TASK DESCRIPTION: Would you quote every entry exactly, dropping only the pictures?

INFORMATION SHOWN:
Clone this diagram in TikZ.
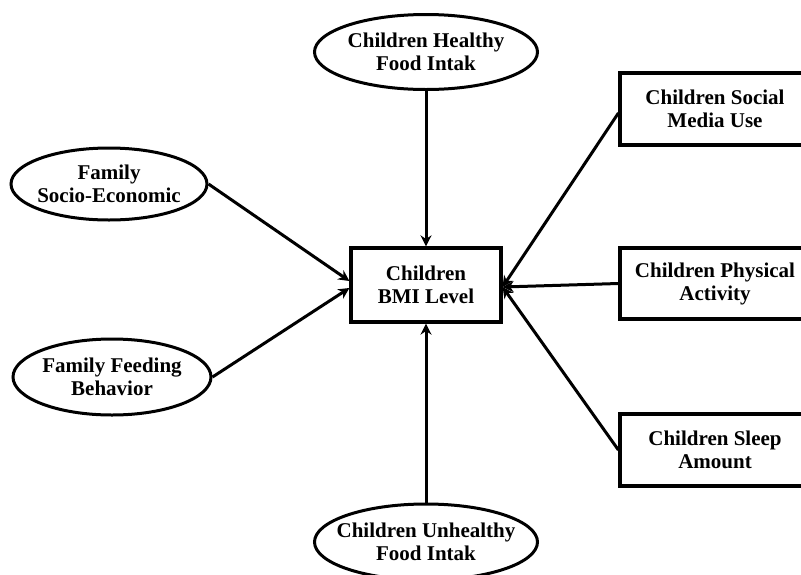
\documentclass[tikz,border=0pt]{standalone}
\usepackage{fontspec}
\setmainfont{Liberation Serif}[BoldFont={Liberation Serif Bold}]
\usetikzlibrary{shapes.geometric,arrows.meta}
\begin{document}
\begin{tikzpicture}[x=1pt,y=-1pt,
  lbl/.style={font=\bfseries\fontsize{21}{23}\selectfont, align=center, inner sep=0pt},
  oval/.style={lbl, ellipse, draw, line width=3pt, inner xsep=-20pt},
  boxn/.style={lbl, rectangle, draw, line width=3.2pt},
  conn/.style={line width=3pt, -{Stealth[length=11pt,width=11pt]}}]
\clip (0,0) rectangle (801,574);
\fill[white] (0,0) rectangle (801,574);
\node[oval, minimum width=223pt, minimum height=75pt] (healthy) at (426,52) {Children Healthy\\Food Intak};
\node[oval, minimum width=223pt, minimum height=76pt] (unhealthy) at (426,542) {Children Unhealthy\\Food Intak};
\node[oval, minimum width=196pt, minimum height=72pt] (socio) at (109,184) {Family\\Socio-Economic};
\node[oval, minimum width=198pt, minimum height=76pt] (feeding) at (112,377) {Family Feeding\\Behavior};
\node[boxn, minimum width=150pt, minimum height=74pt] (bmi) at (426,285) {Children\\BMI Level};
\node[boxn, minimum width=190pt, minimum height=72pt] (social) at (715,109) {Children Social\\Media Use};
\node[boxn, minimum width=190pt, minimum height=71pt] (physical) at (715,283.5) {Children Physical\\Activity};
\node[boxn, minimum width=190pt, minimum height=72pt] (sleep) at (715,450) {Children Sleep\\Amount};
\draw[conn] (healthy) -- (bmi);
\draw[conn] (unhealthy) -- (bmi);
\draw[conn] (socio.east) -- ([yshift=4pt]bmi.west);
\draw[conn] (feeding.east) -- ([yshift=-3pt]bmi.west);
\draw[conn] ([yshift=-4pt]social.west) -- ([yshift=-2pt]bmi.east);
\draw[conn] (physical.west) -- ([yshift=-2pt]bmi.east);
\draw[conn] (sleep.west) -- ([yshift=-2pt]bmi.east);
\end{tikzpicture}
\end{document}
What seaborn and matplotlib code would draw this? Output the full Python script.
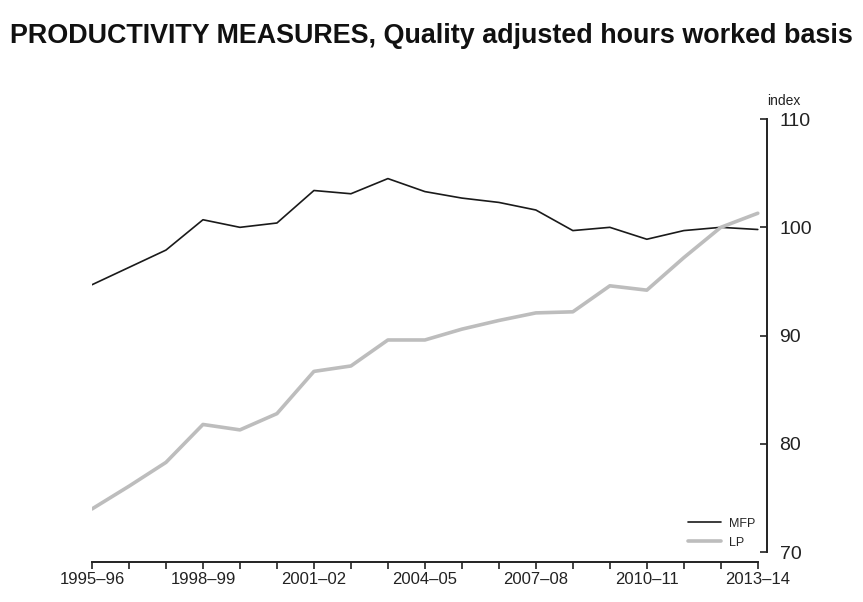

ANSWER IN FULL:
Clone this diagram in TikZ.
\documentclass[tikz,border=0pt]{standalone}
\usepackage{fontspec}
\setmainfont{Liberation Serif}[BoldFont={Liberation Serif Bold}]
\usetikzlibrary{shapes.geometric,arrows.meta}
\begin{document}
\begin{tikzpicture}[x=1pt,y=-1pt,
  lbl/.style={font=\bfseries\fontsize{21}{23}\selectfont, align=center, inner sep=0pt},
  oval/.style={lbl, ellipse, draw, line width=3pt, inner xsep=-20pt},
  boxn/.style={lbl, rectangle, draw, line width=3.2pt},
  conn/.style={line width=3pt, -{Stealth[length=11pt,width=11pt]}}]
\clip (0,0) rectangle (801,574);
\fill[white] (0,0) rectangle (801,574);
\node[oval, minimum width=223pt, minimum height=75pt] (healthy) at (426,52) {Children Healthy\\Food Intak};
\node[oval, minimum width=223pt, minimum height=76pt] (unhealthy) at (426,542) {Children Unhealthy\\Food Intak};
\node[oval, minimum width=196pt, minimum height=72pt] (socio) at (109,184) {Family\\Socio-Economic};
\node[oval, minimum width=198pt, minimum height=76pt] (feeding) at (112,377) {Family Feeding\\Behavior};
\node[boxn, minimum width=150pt, minimum height=74pt] (bmi) at (426,285) {Children\\BMI Level};
\node[boxn, minimum width=190pt, minimum height=72pt] (social) at (715,109) {Children Social\\Media Use};
\node[boxn, minimum width=190pt, minimum height=71pt] (physical) at (715,283.5) {Children Physical\\Activity};
\node[boxn, minimum width=190pt, minimum height=72pt] (sleep) at (715,450) {Children Sleep\\Amount};
\draw[conn] (healthy) -- (bmi);
\draw[conn] (unhealthy) -- (bmi);
\draw[conn] (socio.east) -- ([yshift=4pt]bmi.west);
\draw[conn] (feeding.east) -- ([yshift=-3pt]bmi.west);
\draw[conn] ([yshift=-4pt]social.west) -- ([yshift=-2pt]bmi.east);
\draw[conn] (physical.west) -- ([yshift=-2pt]bmi.east);
\draw[conn] (sleep.west) -- ([yshift=-2pt]bmi.east);
\end{tikzpicture}
\end{document}
What seaborn and matplotlib code would draw this? Output the full Python script.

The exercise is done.